# I still miss her.



## HorseLovinLady (Jul 18, 2011)

I'm very sorry for your loss.


----------



## Jewelsb (May 8, 2012)

_Posted via Mobile Device_


----------



## Kawonu (Apr 24, 2011)

I just miss the hell outta her. You never appreciate what you have until you lose it. :/ Two years and I'm far from over it.


----------



## Oldhorselady (Feb 7, 2012)

Wow Stoddard...I feel the pain as well. I don't think I will every get over losing my first mare. I hope you have another horse to share a special bond with like I do.


----------



## Kawonu (Apr 24, 2011)

Oldhorselady said:


> Wow Stoddard...I feel the pain as well. I don't think I will every get over losing my first mare. I hope you have another horse to share a special bond with like I do.

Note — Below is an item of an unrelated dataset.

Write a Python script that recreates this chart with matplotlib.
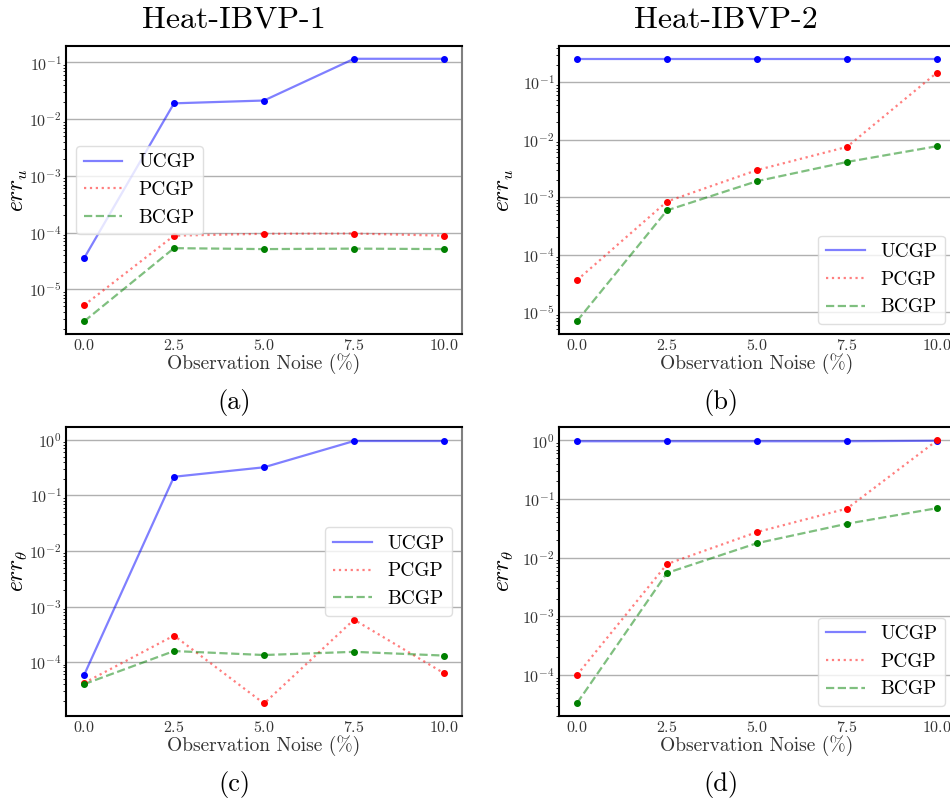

I do.  I got my boy Butterscotch, and he's kind of a goober.


----------



## Oldhorselady (Feb 7, 2012)

That's awesome Stoddard. My Snickers is a complete goofball and you can't help but smile with her. I'm glad you have your other guy as well.:hug::hug::hug:


----------



## Samstead (Dec 13, 2011)

Oh honey you'll always miss her, that's part of having sucjph an amazing animal in your life. But shed want you to be happy, to move on while remembering her. Shed want another horse to know the love you gave her, to experience having a loving home and a nice pike of juicy hay each morning and heartfelt praises for hardworking. Butterscotch is that horse, the horse who Orincess wanted you to love like you loved her


----------